Patricia Adams, Odious Debts Online
September 25, 2007
The U.S. Senate is, once again, demanding more anti-corruption reforms at the World Bank before it hands over American tax dollars to keep the institution afloat.
The Bank has been put on notice through provisions in the Senate’s foreign operations appropriations bill, that 20% of U.S. funds to the Bank’s interest free arm (the International Development Agency) will be withheld until it is assured that: the Bank has adequately staffed and sufficiently funded the Department of Institutional Integrity, and that the Bank conducts, and discloses to the public, independent audits of internal management controls and procedures. The bill [PDF] [anotherPDF here] also demands that the Bank make publicly available “financial disclosure forms of all senior World Bank personnel.”
“Now, that will get the bureaucracy’s attention,” predicts a Wall Street Journal editorial.
The Journal points out that a Democrat – Evan Bayh of Indiana – has taken the lead on this issue. Senator Bayh’s amendment, ordering the Government Accountability Office (GAO) assessment of the effectiveness of International Development Association programs to alleviate world poverty in light of the susceptibility of international aid programs to corruption and graft by foreign governments, was adopted with a unanimous vote by the Senate on Sept. 6.

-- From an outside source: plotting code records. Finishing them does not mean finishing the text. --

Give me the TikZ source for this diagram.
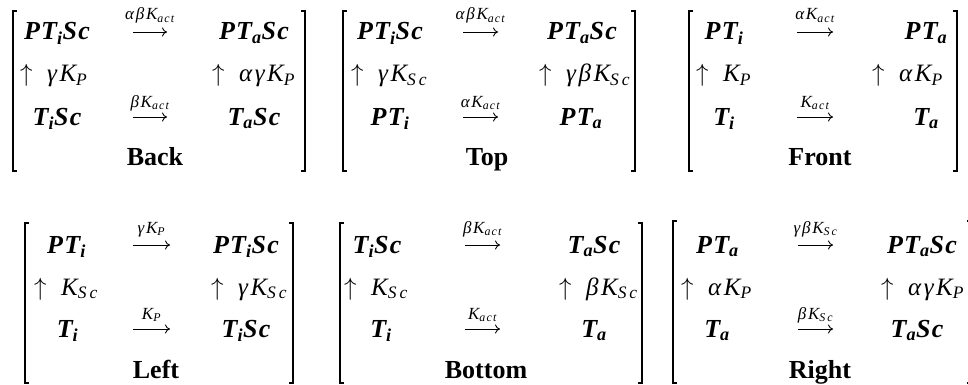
\documentclass[tikz,border=0pt]{standalone}
\usepackage{fontspec}
\setmainfont{Liberation Serif}
\newfontfamily\speciesserif[LetterSpace=5]{Liberation Serif}
\newfontfamily\rateserif[LetterSpace=10]{Liberation Serif}
\usetikzlibrary{arrows.meta}

% type styles
\newcommand\spfont{\fontsize{26}{26}\speciesserif\bfseries\itshape}
\newcommand\rtfont{\fontsize{25}{25}\rateserif\itshape}
\newcommand\lbfont{\fontsize{17}{17}\rateserif\itshape}
\newcommand\ttlfont{\fontsize{26}{26}\selectfont\bfseries}
\newcommand\lo[1]{\textsubscript{#1}}
\newcommand\uparr{\makebox[27pt][l]{$\uparrow$}}
% square bracket pair: left x, right x, top y, bottom y
\newcommand\bracketpair[4]{%
  \draw[brk] (#1+4,#3) -| (#1,#4) -- (#1+4,#4);
  \draw[brk] (#2-4,#3) -| (#2,#4) -- (#2-4,#4);}

\begin{document}
\begin{tikzpicture}[x=1pt,y=-1pt,
  sp/.style={font=\spfont, anchor=base, inner sep=0pt},
  rt/.style={font=\rtfont, anchor=base west, inner sep=0pt},
  lb/.style={font=\lbfont, anchor=base, inner sep=0pt},
  ttl/.style={font=\ttlfont, anchor=base, inner sep=0pt},
  brk/.style={line width=1.3pt},
  rxn/.style={-{Computer Modern Rightarrow[length=5pt,width=9pt]}, line width=0.9pt}]
\useasboundingbox (0,0) rectangle (968,385);

% ---------- Back ----------
\bracketpair{13}{305}{11}{171}
\node[sp] (bk-11) at (57,40) {PT\lo{i}Sc};
\node[sp] (bk-13) at (254,40) {PT\lo{a}Sc};
\coordinate (bk-1s) at (133,32); \coordinate (bk-1e) at (167,32);
\draw[rxn] (bk-1s) -- (bk-1e);
\node[lb] (bk-1k) at (150,20) {αβK\lo{act}};
\node[rt] (bk-21) at (20,82) {\uparr γK\lo{P}};
\node[rt] (bk-23) at (212,82) {\uparr αγK\lo{P}};
\node[sp] (bk-31) at (57,125) {T\lo{i}Sc};
\node[sp] (bk-33) at (254,125) {T\lo{a}Sc};
\coordinate (bk-3s) at (133,117); \coordinate (bk-3e) at (167,117);
\draw[rxn] (bk-3s) -- (bk-3e);
\node[lb] (bk-3k) at (150,107) {βK\lo{act}};
\node[ttl] (bk-t) at (155,165) {Back};

% ---------- Top ----------
\bracketpair{343}{635}{11}{171}
\node[sp] (tp-11) at (390,40) {PT\lo{i}Sc};
\node[sp] (tp-13) at (582,40) {PT\lo{a}Sc};
\coordinate (tp-1s) at (463,32); \coordinate (tp-1e) at (498,32);
\draw[rxn] (tp-1s) -- (tp-1e);
\node[lb] (tp-1k) at (480.5,20) {αβK\lo{act}};
\node[rt] (tp-21) at (351,82) {\uparr γK\lo{S\,c}};
\node[rt] (tp-23) at (539,82) {\uparr γβK\lo{S\,c}};
\node[sp] (tp-31) at (390,125) {PT\lo{i}};
\node[sp] (tp-33) at (581,125) {PT\lo{a}};
\coordinate (tp-3s) at (463,117); \coordinate (tp-3e) at (498,117);
\draw[rxn] (tp-3s) -- (tp-3e);
\node[lb] (tp-3k) at (480.5,107) {αK\lo{act}};
\node[ttl] (tp-t) at (487,165) {Top};

% ---------- Front ----------
\bracketpair{689}{957}{11}{171}
\node[sp] (fr-11) at (724,40) {PT\lo{i}};
\node[sp] (fr-13) at (926,40) {PT\lo{a}};
\coordinate (fr-1s) at (797,32); \coordinate (fr-1e) at (833,32);
\draw[rxn] (fr-1s) -- (fr-1e);
\node[lb] (fr-1k) at (815,20) {αK\lo{act}};
\node[rt] (fr-21) at (696,82) {\uparr K\lo{P}};
\node[rt] (fr-23) at (872,82) {\uparr αK\lo{P}};
\node[sp] (fr-31) at (724,125) {T\lo{i}};
\node[sp] (fr-33) at (926,125) {T\lo{a}};
\coordinate (fr-3s) at (797,117); \coordinate (fr-3e) at (833,117);
\draw[rxn] (fr-3s) -- (fr-3e);
\node[lb] (fr-3k) at (815,107) {K\lo{act}};
\node[ttl] (fr-t) at (820,165) {Front};

% ---------- Left ----------
\bracketpair{25}{293}{223}{383}
\node[sp] (lf-11) at (66.5,253) {PT\lo{i}};
\node[sp] (lf-13) at (246,253) {PT\lo{i}Sc};
\coordinate (lf-1s) at (133,245); \coordinate (lf-1e) at (170,245);
\draw[rxn] (lf-1s) -- (lf-1e);
\node[lb] (lf-1k) at (151.5,233) {γK\lo{P}};
\node[rt] (lf-21) at (34,295) {\uparr K\lo{S\,c}};
\node[rt] (lf-23) at (211,295) {\uparr γK\lo{S\,c}};
\node[sp] (lf-31) at (67.5,337) {T\lo{i}};
\node[sp] (lf-33) at (246,337) {T\lo{i}Sc};
\coordinate (lf-3s) at (133,329); \coordinate (lf-3e) at (170,329);
\draw[rxn] (lf-3s) -- (lf-3e);
\node[lb] (lf-3k) at (151.5,319) {K\lo{P}};
\node[ttl] (lf-t) at (156,378) {Left};

% ---------- Bottom ----------
\bracketpair{340}{642}{223}{383}
\node[sp] (bt-11) at (377,253) {T\lo{i}Sc};
\node[sp] (bt-13) at (594,253) {T\lo{a}Sc};
\coordinate (bt-1s) at (465,245); \coordinate (bt-1e) at (500,245);
\draw[rxn] (bt-1s) -- (bt-1e);
\node[lb] (bt-1k) at (482.5,233) {βK\lo{act}};
\node[rt] (bt-21) at (344,295) {\uparr K\lo{S\,c}};
\node[rt] (bt-23) at (559,295) {\uparr βK\lo{S\,c}};
\node[sp] (bt-31) at (381,337) {T\lo{i}};
\node[sp] (bt-33) at (594,337) {T\lo{a}};
\coordinate (bt-3s) at (465,329); \coordinate (bt-3e) at (500,329);
\draw[rxn] (bt-3s) -- (bt-3e);
\node[lb] (bt-3k) at (482.5,319) {K\lo{act}};
\node[ttl] (bt-t) at (486,378) {Bottom};

% ---------- Right ----------
\bracketpair{673}{971}{221}{383}
\node[sp] (rg-11) at (717.5,253) {PT\lo{a}};
\node[sp] (rg-13) at (922,253) {PT\lo{a}Sc};
\coordinate (rg-1s) at (798,245); \coordinate (rg-1e) at (833,245);
\draw[rxn] (rg-1s) -- (rg-1e);
\node[lb] (rg-1k) at (815.5,233) {γβK\lo{S\,c}};
\node[rt] (rg-21) at (681,295) {\uparr αK\lo{P}};
\node[rt] (rg-23) at (881,295) {\uparr αγK\lo{P}};
\node[sp] (rg-31) at (717,337) {T\lo{a}};
\node[sp] (rg-33) at (917,337) {T\lo{a}Sc};
\coordinate (rg-3s) at (798,329); \coordinate (rg-3e) at (833,329);
\draw[rxn] (rg-3s) -- (rg-3e);
\node[lb] (rg-3k) at (815.5,319) {βK\lo{S\,c}};
\node[ttl] (rg-t) at (820,378) {Right};
\end{tikzpicture}
\end{document}
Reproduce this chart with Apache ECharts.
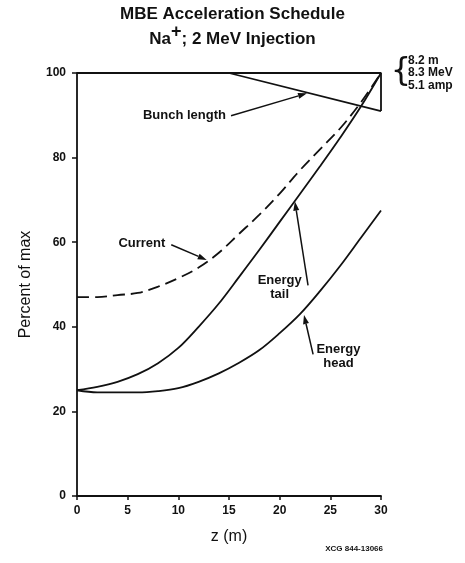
<!DOCTYPE html>
<html>
<head>
<meta charset="utf-8">
<script src="https://cdn.jsdelivr.net/npm/echarts@6/dist/echarts.min.js"></script>
<style>
  html, body { margin: 0; padding: 0; background: #fff; }
  #chart { width: 465px; height: 563px; }
</style>
</head>
<body>
<div id="chart"></div>
<script>
// values, z in metres
const zValues = [0, 2, 4, 6, 8, 10, 12, 14, 16, 18, 20, 22, 24, 26, 28, 30]
const currentPct = [47, 47, 47.5, 48, 49.5, 51.5, 54, 57.5, 62, 66.5, 71.5, 77, 82, 87, 93, 100]
const energyTailPct = [25, 25.8, 27, 28.8, 31.4, 35, 40, 45.5, 51.8, 58.2, 64.8, 71.4, 78, 84.8, 92, 100]
const energyHeadPct = [25, 24.5, 24.5, 24.5, 24.8, 25.5, 27, 29, 31.5, 34.5, 38.5, 43, 48.5, 54.5, 61, 67.5]
const bunchZ = [0, 15, 30]
const bunchPct = [100, 100, 91]
const frameZ = [15, 30, 30]
const framePct = [100, 100, 91]
const xTicks = [0, 5, 10, 15, 20, 25, 30]
const yTicks = [0, 20, 40, 60, 80, 100]
const endValues = ['8.2 m', '8.3 MeV', '5.1 amp']

const font = '"Liberation Sans", Arial, sans-serif'
const ink = '#111'

const pairs = (xs, ys) => xs.map((x, i) => [x, ys[i]])

const chart = echarts.init(document.getElementById('chart'))

const lineSeries = (name, data, dashed) => ({
  name,
  type: 'line',
  data,
  smooth: 0.35,
  symbol: 'none',
  lineStyle: { color: ink, width: 1.8, type: dashed ? [12, 6] : 'solid' },
  z: 3,
})

chart.setOption({
  animation: false,
  title: {
    left: 'center',
    top: -7,
    text: '{a|MBE Acceleration Schedule}\n{a|Na}{s|+}{a|; 2 MeV Injection}',
    textStyle: {
      rich: {
        a: { fontFamily: font, fontSize: 17, color: ink, lineHeight: 25, verticalAlign: 'bottom' },
        s: { fontFamily: font, fontSize: 18, color: ink, lineHeight: 25, verticalAlign: 'top', padding: [0, 0, 8, 0] },
      },
    },
  },
  grid: { left: 77, right: 84, top: 73, bottom: 67 },
  xAxis: {
    type: 'value',
    min: 0,
    max: 30,
    interval: 5,
    name: 'z (m)',
    nameLocation: 'middle',
    nameGap: 33,
    nameTextStyle: { fontFamily: font, fontSize: 16, color: ink },
    axisLine: { lineStyle: { color: ink, width: 1.8 } },
    axisTick: { show: true, length: 4, lineStyle: { color: ink, width: 1.5 } },
    axisLabel: { fontFamily: font, fontSize: 12, fontWeight: 'bold', color: ink, margin: 9,
      formatter: (v) => (xTicks.includes(v) ? String(v) : '') },
    splitLine: { show: false },
  },
  yAxis: {
    type: 'value',
    min: 0,
    max: 100,
    interval: 20,
    name: 'Percent of max',
    nameLocation: 'middle',
    nameGap: 43,
    nameTextStyle: { fontFamily: font, fontSize: 16, color: ink },
    axisLine: { show: true, lineStyle: { color: ink, width: 1.8 } },
    axisTick: { show: true, length: 5, lineStyle: { color: ink, width: 1.5 } },
    axisLabel: { fontFamily: font, fontSize: 12, fontWeight: 'bold', color: ink, margin: 11,
      formatter: (v) => (yTicks.includes(v) ? String(v) : '') },
    splitLine: { show: false },
  },
  series: [
    lineSeries('Current', pairs(zValues, currentPct), true),
    lineSeries('Energy tail', pairs(zValues, energyTailPct), false),
    lineSeries('Energy head', pairs(zValues, energyHeadPct), false),
    {
      name: 'Bunch length',
      type: 'line',
      data: pairs(bunchZ, bunchPct),
      symbol: 'none',
      lineStyle: { color: ink, width: 1.8 },
      z: 3,
    },
    {
      name: 'frame',
      type: 'line',
      data: pairs(frameZ, framePct),
      symbol: 'none',
      lineStyle: { color: ink, width: 1.8 },
      z: 2,
    },
  ],
})

// labels with arrows, anchored in data coordinates
const callouts = [
  { text: 'Bunch length', at: [10.6, 89.9], from: [15.2, 89.9], to: [22.7, 95.2] },
  { text: 'Current', at: [6.4, 59.8], from: [9.3, 59.4], to: [12.8, 55.8] },
  { text: 'Energy\ntail', at: [20.0, 49.4], from: [22.8, 49.8], to: [21.5, 69.6] },
  { text: 'Energy\nhead', at: [25.8, 33.1], from: [23.3, 33.5], to: [22.4, 42.8] },
]

const px = (p) => chart.convertToPixel({ gridIndex: 0 }, p)

const arrow = (a, b) => {
  const ang = Math.atan2(b[1] - a[1], b[0] - a[0])
  const len = 9, half = 3
  const base = [b[0] - len * Math.cos(ang), b[1] - len * Math.sin(ang)]
  const nx = -Math.sin(ang) * half, ny = Math.cos(ang) * half
  return [
    { type: 'line', shape: { x1: a[0], y1: a[1], x2: base[0], y2: base[1] }, style: { stroke: ink, lineWidth: 1.5 } },
    { type: 'polygon', shape: { points: [b, [base[0] + nx, base[1] + ny], [base[0] - nx, base[1] - ny]] }, style: { fill: ink } },
  ]
}

const graphics = []
callouts.forEach((c) => {
  const p = px(c.at)
  graphics.push({
    type: 'text',
    x: p[0],
    y: p[1],
    style: { text: c.text, font: 'bold 13px ' + font, fill: ink, align: 'center', verticalAlign: 'middle', lineHeight: 14 },
  })
  graphics.push(...arrow(px(c.from), px(c.to)))
})

// end-of-line values beside a brace
const corner = px([30, 100])
graphics.push({
  type: 'text',
  x: corner[0] + 20,
  y: corner[1] - 1,
  style: { text: '{', font: '32px "DejaVu Sans", ' + font, fill: ink, align: 'center', verticalAlign: 'middle' },
})
endValues.forEach((t, i) => {
  graphics.push({
    type: 'text',
    x: corner[0] + 27,
    y: corner[1] + (i - 1) * 12.5,
    style: { text: t, font: 'bold 12px ' + font, fill: ink, verticalAlign: 'middle' },
  })
})

graphics.push({
  type: 'text',
  right: 82,
  top: 545,
  style: { text: 'XCG 844-13066', font: 'bold 8px ' + font, fill: ink },
})

chart.setOption({ graphic: graphics })
</script>
</body>
</html>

“The motto of the World Bank is ‘working for a world free of poverty,’ but there is a real question as to whether the Bank, as currently constituted, is an effective instrument for alleviating poverty,” said Senator Bayh in his press release. “Bank officials are too willing to accept corruption as just another cost of doing business in certain countries.”
As he told the Journal, “There’s a tendency [at the bank] to say ‘just give us the money and go away’… Until there are some tangible consequences, they won’t take us seriously. We shouldn’t let that happen.”